§ **WHAT THIS TASK INVOLVES**: Print word for word the first line of the listing below and every line after it, through the line with "import pandas as pd". Leave out the pictures and the rest.

§ **DATASET SECTION**:

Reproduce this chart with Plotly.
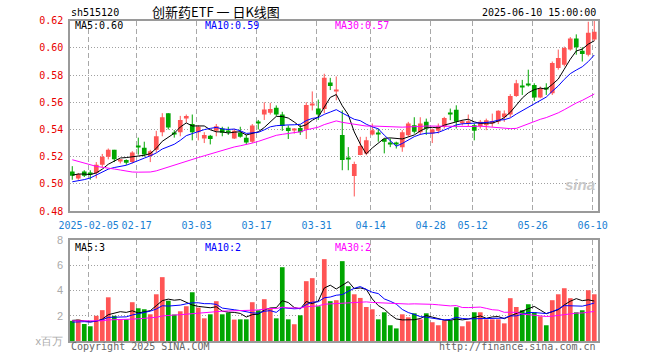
import plotly.graph_objects as go
import pandas as pd

# ---------------- data ----------------
dates = [
    "2025-01-23", "2025-01-24", "2025-01-27",
    "2025-02-05", "2025-02-06", "2025-02-07", "2025-02-10", "2025-02-11", "2025-02-12", "2025-02-13",
    "2025-02-14", "2025-02-17", "2025-02-18", "2025-02-19", "2025-02-20", "2025-02-21", "2025-02-24",
    "2025-02-25", "2025-02-26", "2025-02-27", "2025-02-28",
    "2025-03-03", "2025-03-04", "2025-03-05", "2025-03-06", "2025-03-07", "2025-03-10", "2025-03-11",
    "2025-03-12", "2025-03-13", "2025-03-14", "2025-03-17", "2025-03-18", "2025-03-19", "2025-03-20",
    "2025-03-21", "2025-03-24", "2025-03-25", "2025-03-26", "2025-03-27", "2025-03-28", "2025-03-31",
    "2025-04-01", "2025-04-02", "2025-04-03", "2025-04-07", "2025-04-08", "2025-04-09", "2025-04-10",
    "2025-04-11", "2025-04-14", "2025-04-15", "2025-04-16", "2025-04-17", "2025-04-18", "2025-04-21",
    "2025-04-22", "2025-04-23", "2025-04-24", "2025-04-25", "2025-04-28", "2025-04-29", "2025-04-30",
    "2025-05-06", "2025-05-07", "2025-05-08", "2025-05-09", "2025-05-12", "2025-05-13", "2025-05-14",
    "2025-05-15", "2025-05-16", "2025-05-19", "2025-05-20", "2025-05-21", "2025-05-22", "2025-05-23",
    "2025-05-26", "2025-05-27", "2025-05-28", "2025-05-29", "2025-05-30",
    "2025-06-03", "2025-06-04", "2025-06-05", "2025-06-06", "2025-06-09", "2025-06-10",
]

open_ = [
    0.509, 0.504, 0.509, 0.508, 0.508, 0.514, 0.520, 0.525, 0.517, 0.5175,
    0.516, 0.528, 0.5265, 0.5205, 0.525, 0.538, 0.552, 0.5375, 0.538, 0.548,
    0.544, 0.538, 0.5334, 0.5354, 0.539, 0.5407, 0.539, 0.5334, 0.5375, 0.534,
    0.531, 0.5452, 0.551, 0.5523, 0.556, 0.551, 0.5412, 0.5395, 0.541, 0.540,
    0.558, 0.5555, 0.555, 0.5745, 0.568, 0.536, 0.5185, 0.5058, 0.5212, 0.5224,
    0.5363, 0.5375, 0.533, 0.5298, 0.530, 0.527, 0.5358, 0.5432, 0.538, 0.5456,
    0.537, 0.539, 0.542, 0.5518, 0.5546, 0.5445, 0.5445, 0.5432, 0.5424, 0.5432,
    0.545, 0.5456, 0.549, 0.551, 0.5647, 0.5718, 0.5735, 0.5728, 0.5635, 0.5706,
    0.5667, 0.5852, 0.5877, 0.5988, 0.6069, 0.598, 0.595, 0.6062,
]
high = [
    0.513, 0.508, 0.510, 0.510, 0.516, 0.522, 0.526, 0.525, 0.518, 0.518,
    0.524, 0.534, 0.531, 0.525, 0.539, 0.552, 0.552, 0.5395, 0.550, 0.551,
    0.551, 0.543, 0.538, 0.536, 0.544, 0.542, 0.542, 0.5405, 0.542, 0.536,
    0.544, 0.547, 0.560, 0.5596, 0.5577, 0.553, 0.543, 0.541, 0.5435, 0.560,
    0.568, 0.562, 0.581, 0.578, 0.579, 0.554, 0.527, 0.5163, 0.5346, 0.5346,
    0.5444, 0.5407, 0.5334, 0.5334, 0.531, 0.5395, 0.5456, 0.549, 0.549, 0.548,
    0.5407, 0.5444, 0.5493, 0.5554, 0.5578, 0.547, 0.551, 0.5444, 0.547, 0.548,
    0.5517, 0.5541, 0.554, 0.566, 0.5765, 0.5765, 0.584, 0.574, 0.5716, 0.574,
    0.590, 0.5988, 0.601, 0.608, 0.610, 0.6005, 0.6193, 0.6198,
]
low = [
    0.503, 0.503, 0.505, 0.503, 0.504, 0.512, 0.518, 0.516, 0.515, 0.514,
    0.515, 0.5215, 0.520, 0.516, 0.523, 0.535, 0.540, 0.534, 0.535, 0.545,
    0.532, 0.532, 0.530, 0.529, 0.535, 0.535, 0.536, 0.533, 0.534, 0.529,
    0.530, 0.540, 0.547, 0.551, 0.550, 0.539, 0.533, 0.537, 0.536, 0.533,
    0.554, 0.547, 0.552, 0.569, 0.5615, 0.510, 0.510, 0.4907, 0.521, 0.521,
    0.5356, 0.531, 0.5224, 0.527, 0.526, 0.5236, 0.5345, 0.537, 0.536, 0.536,
    0.530, 0.537, 0.5407, 0.5468, 0.5407, 0.543, 0.542, 0.532, 0.5407, 0.5395,
    0.542, 0.544, 0.5456, 0.549, 0.564, 0.5654, 0.5716, 0.561, 0.563, 0.5654,
    0.5654, 0.584, 0.5864, 0.598, 0.595, 0.590, 0.5938, 0.605,
]
close = [
    0.506, 0.507, 0.506, 0.507, 0.514, 0.520, 0.525, 0.518, 0.518, 0.5156,
    0.523, 0.527, 0.5215, 0.524, 0.535, 0.549, 0.5415, 0.5365, 0.547, 0.550,
    0.538, 0.542, 0.536, 0.533, 0.5424, 0.5376, 0.538, 0.539, 0.5346, 0.5305,
    0.543, 0.5445, 0.5547, 0.555, 0.551, 0.5425, 0.5388, 0.540, 0.538, 0.558,
    0.559, 0.551, 0.578, 0.572, 0.5686, 0.5176, 0.518, 0.5146, 0.5278, 0.532,
    0.5395, 0.537, 0.531, 0.5296, 0.5295, 0.538, 0.5444, 0.5383, 0.5444, 0.5407,
    0.540, 0.5424, 0.5485, 0.5515, 0.5456, 0.546, 0.546, 0.539, 0.5456, 0.5468,
    0.546, 0.5537, 0.5517, 0.5647, 0.574, 0.5715, 0.573, 0.5635, 0.5704, 0.570,
    0.5889, 0.5926, 0.600, 0.6069, 0.6005, 0.5956, 0.6111, 0.612,
]
volume = [
    1.6, 1.7, 1.35, 1.17, 2.0, 2.45, 3.47, 2.0, 1.72, 1.72,
    3.08, 2.6, 2.52, 2.12, 3.71, 5.07, 3.2, 2.1, 2.36, 2.76,
    3.87, 2.65, 1.8, 2.12, 3.16, 2.12, 2.25, 1.7, 1.72, 1.72,
    3.08, 2.44, 3.32, 2.57, 1.8, 5.86, 1.72, 1.33, 2.04, 4.75,
    4.99, 2.76, 6.5, 3.16, 3.24, 6.34, 4.35, 3.71, 3.42, 2.7,
    2.52, 1.72, 2.28, 1.25, 1.0, 2.12, 1.88, 2.2, 1.72, 2.2,
    1.49, 1.25, 1.64, 1.64, 2.68, 1.17, 1.56, 2.28, 2.28, 1.72,
    1.72, 1.72, 1.4, 3.4, 2.7, 2.44, 2.92, 2.28, 1.96, 1.25,
    3.24, 3.71, 4.19, 3.4, 2.28, 2.44, 4.03, 3.71,
]
# earlier sessions (off-chart), estimated from where the moving averages start
history_close = [
    0.548, 0.545, 0.542, 0.546, 0.540, 0.538, 0.543, 0.540, 0.537, 0.546,
    0.530, 0.524, 0.518, 0.510, 0.505, 0.502, 0.500, 0.504, 0.501, 0.498,
    0.500, 0.497, 0.495, 0.494, 0.497, 0.503, 0.506, 0.509, 0.508,
]
history_volume = [
    1.8, 1.5, 1.7, 1.9, 1.6, 1.4, 1.8, 1.7, 1.5, 1.6,
    1.9, 1.7, 1.5, 1.6, 1.8, 1.4, 1.7, 1.6, 1.5, 1.8,
    1.3, 1.4, 1.5, 1.3, 1.3, 1.6, 1.7, 1.5, 1.8,
]

tick_dates = ["2025-02-05", "2025-02-17", "2025-03-03", "2025-03-17", "2025-03-31",
              "2025-04-14", "2025-04-28", "2025-05-12", "2025-05-26", "2025-06-10"]
tick_labels = ["2025-02-05", "02-17", "03-03", "03-17", "03-31",
               "04-14", "04-28", "05-12", "05-26", "06-10"]
price_ticks = [0.48, 0.50, 0.52, 0.54, 0.56, 0.58, 0.60, 0.62]
vol_ticks = [0, 2, 4, 6, 8]
vol_tick_labels = ["x百万", "2", "4", "6", "8"]
price_legend = ["MA5:0.60", "MA10:0.59", "MA30:0.57"]
volume_legend = ["MA5:3", "MA10:2", "MA30:2"]

# ---------------- styling ----------------
W, H = 660, 360
RED = "#ff5555"
GREEN = "#00a600"
MONO = "DejaVu Sans Mono"
MA_COLORS = ["#000000", "#0000ff", "#ff00ff"]

n = len(dates)
idx = list(range(n))

cs = pd.Series(history_close + close)
vs = pd.Series(history_volume + volume)
ma_p = [cs.rolling(k).mean().iloc[-n:].tolist() for k in (5, 10, 30)]
ma_v = [vs.rolling(k).mean().iloc[-n:].tolist() for k in (5, 10, 30)]

up = [c >= o for o, c in zip(open_, close)]
colors = [RED if u else GREEN for u in up]
base = [min(o, c) for o, c in zip(open_, close)]
body = [max(abs(c - o), 0.0008) for o, c in zip(open_, close)]

fig = go.Figure()

# wicks
for flag, col in ((True, RED), (False, GREEN)):
    wx, wy = [], []
    for i in idx:
        if up[i] == flag:
            wx += [i, i, None]
            wy += [low[i], high[i], None]
    fig.add_trace(go.Scatter(x=wx, y=wy, mode="lines", line=dict(color=col, width=1),
                             xaxis="x", yaxis="y", hoverinfo="skip"))

# bodies
fig.add_trace(go.Bar(x=idx, y=body, base=base, width=0.78, marker=dict(color=colors, line=dict(width=0)),
                     xaxis="x", yaxis="y"))

for ma, col in zip(ma_p, MA_COLORS):
    fig.add_trace(go.Scatter(x=idx, y=ma, mode="lines", line=dict(color=col, width=1),
                             xaxis="x", yaxis="y"))

# volume
fig.add_trace(go.Bar(x=idx, y=volume, width=0.78, marker=dict(color=colors, line=dict(width=0)),
                     xaxis="x2", yaxis="y2"))
for ma, col in zip(ma_v, MA_COLORS):
    fig.add_trace(go.Scatter(x=idx, y=ma, mode="lines", line=dict(color=col, width=1),
                             xaxis="x2", yaxis="y2"))

tickpos = [dates.index(d) - 0.27 for d in tick_dates]
xdom = [70 / W, 598 / W]
xrange_ = [-0.38, n - 0.38]

common_x = dict(domain=xdom, range=xrange_, tickvals=tickpos, showgrid=True, automargin=False,
                gridcolor="#a8a8a8", griddash="5px,3px", gridwidth=1, zeroline=False,
                showline=True, linecolor="#9a9a9a", linewidth=1.5, mirror=True, ticks="",
                tickangle=0)
common_y = dict(showgrid=True, gridcolor="#a0a0a0", griddash="1px,2px", zeroline=False,
                showline=True, linecolor="#9a9a9a", linewidth=1.5, mirror=True, ticks="",
                ticklabelstandoff=3, automargin=False, ticklabeloverflow="allow")

fig.update_layout(
    width=W, height=H, margin=dict(l=0, r=0, t=0, b=0, autoexpand=False),
    paper_bgcolor="white", plot_bgcolor="white", showlegend=False, barmode="overlay",
    xaxis=dict(**common_x, anchor="y", ticktext=tick_labels, ticklabelstandoff=4,
               tickfont=dict(family=MONO, size=10, color="#1a7fd4")),
    xaxis2=dict(**common_x, anchor="y2", showticklabels=False),
    yaxis=dict(**common_y, domain=[(H - 211) / H, (H - 20.5) / H], range=[0.48, 0.6202],
               tickvals=price_ticks, ticktext=[f"{v:.2f}" for v in price_ticks],
               tickfont=dict(family=MONO, size=10, color="#e80000")),
    yaxis2=dict(**common_y, domain=[(H - 341) / H, (H - 240) / H], range=[0, 8.02],
                tickvals=vol_ticks, ticktext=vol_tick_labels,
                tickfont=dict(family="Liberation Sans", size=11, color="#aaaaaa")),
)


def txt(s, px, py, color="#000000", anchor="left", size=10, family=MONO, **kw):
    fig.add_annotation(text=s, x=px / W, y=1 - py / H, xref="paper", yref="paper",
                       xanchor=anchor, yanchor="middle", showarrow=False,
                       font=dict(family=family, size=size, color=color), **kw)


txt("sh515120", 69, 13)
txt("创新药ETF 一 日K线图", 216.5, 12, anchor="center", size=13, family="Noto Sans CJK SC")
txt("2025-06-10 15:00:00", 598, 13, anchor="right")
for s, px, col in zip(price_legend, (73, 203, 333), MA_COLORS):
    txt(s, px, 26, color=col)
for s, px, col in zip(volume_legend, (73, 203, 333), MA_COLORS):
    txt(s, px, 247, color=col)
txt("Copyright 2025 SINA.COM", 69, 346, color="#666666")
txt("http://finance.sina.com.cn", 598, 346, color="#666666", anchor="right")
txt("<b><i>sina</i></b>", 597, 184, color="#c8c8c8", anchor="right", size=15, family="Liberation Sans")

fig.write_html("out.html", config={"displayModeBar": False},
               post_script="document.body.style.margin='0';document.body.style.padding='0';")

§ **TASK ANSWER**:
Reproduce this chart with Plotly.
import plotly.graph_objects as go
import pandas as pd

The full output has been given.